Vivimos tiempos que
me atrevería a calificar de Era Paradójica, en la que tanto monta lo uno como
su contrario. Y no me refiero a que lo trivial, el relativismo y el todo vale
del oportunismo a ultranza para sobrevivir se hayan adueñado de la vida (que
también), sino a la convivencia de valores sociales en teoría contrarios y
aparentemente incompatibles que dan lugar a una cotidianidad dominada por
situaciones y paradigmas tan chuscos como trascendentes.
Así los abuelos. Tan
devaluados por un lado; tan sobrevalorados por otro.
Devaluados por su gran
número, esa agobiante inflación de ellos que nos invade, pues si antes uno no
llegaba a conocer a la mitad de los suyos, hoy raro es el niño que no tiene 4,
5 o más titos, según la prisa dada en divorciarse. Y sobrevalorados por ser hoy
los únicos con renta segura y patrimonio, y tiempo, lo cual aumenta y encarece su
demanda como cereza en invierno. Y por tanto su apología, devoción y peloteo.
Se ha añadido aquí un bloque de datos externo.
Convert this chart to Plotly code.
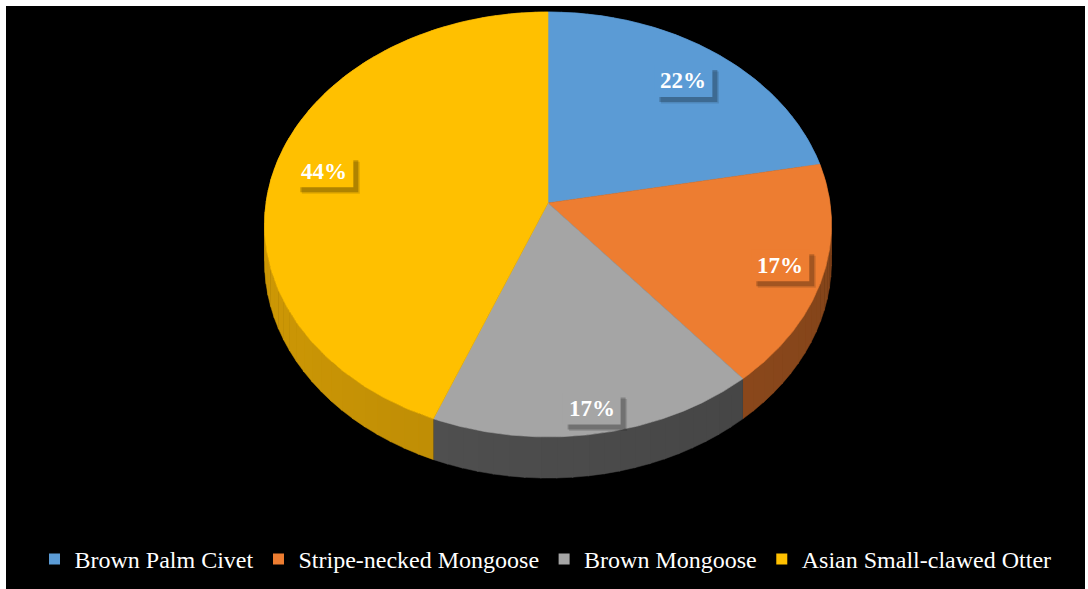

Aunque también su resabio, inquina y hasta odio por esa dependencia de ellos.
Ya se sabe, los favores cuestan caros a quien los hace.
De manera que este sector
vintage, puesto en vigor junto con su culto históricamente ya en el XVIII, al
ser ahora también el votante principal y dar forma a esa gerontocracia abdicatoria y claudicante en
favor de los políticos de turno para que avasallen, es denigrado, elogiado y temido a la
vez, pudiendo ser tan salvadores o peligrosos para náufragos como una recámara
recauchutada con escapes.
Así, más allá del folclore, y debido a su nuevo papel
ampliado, polivalente y más polimórfico que un niño de siete años (y tal vez
igual de perverso), no solo hacen croquetas, también planchan, psicoanalizan, celestinean,
envuelven, tejen, tapan, embolan, inteletan, malmeten, remueven, manipulan, intrigan,
enfrentan o friegan; una completa gestión de recursos humanos, gratis, y sobre
todo impune, que es lo que comparten con los políticos. Por eso sé yo –que
estoy deseando llegar para hacer de las mías, pues me creo bastante preparado;
cualificado, diría yo– que Doña Marta Ferrusola se iba de rositas.
Es, entre otras muchas cosas, por lo que se está poniendo el antiabuelismo como deporte en voga. Pero también el proabuelismo (y con lo
joven como ideal, quizá nuestra gran paradoja), pues si antes había quien
quería casarse con su madre, y hasta con la suegra, ahora hay quien desea hacerlo
con su abuela. Y lo hace. Como Macron. Y seguro que esa experiencia hasta le ayuda y todo en sus chalaneos
con la Merkel. Son los pros y contras propios de un mundo paradójico.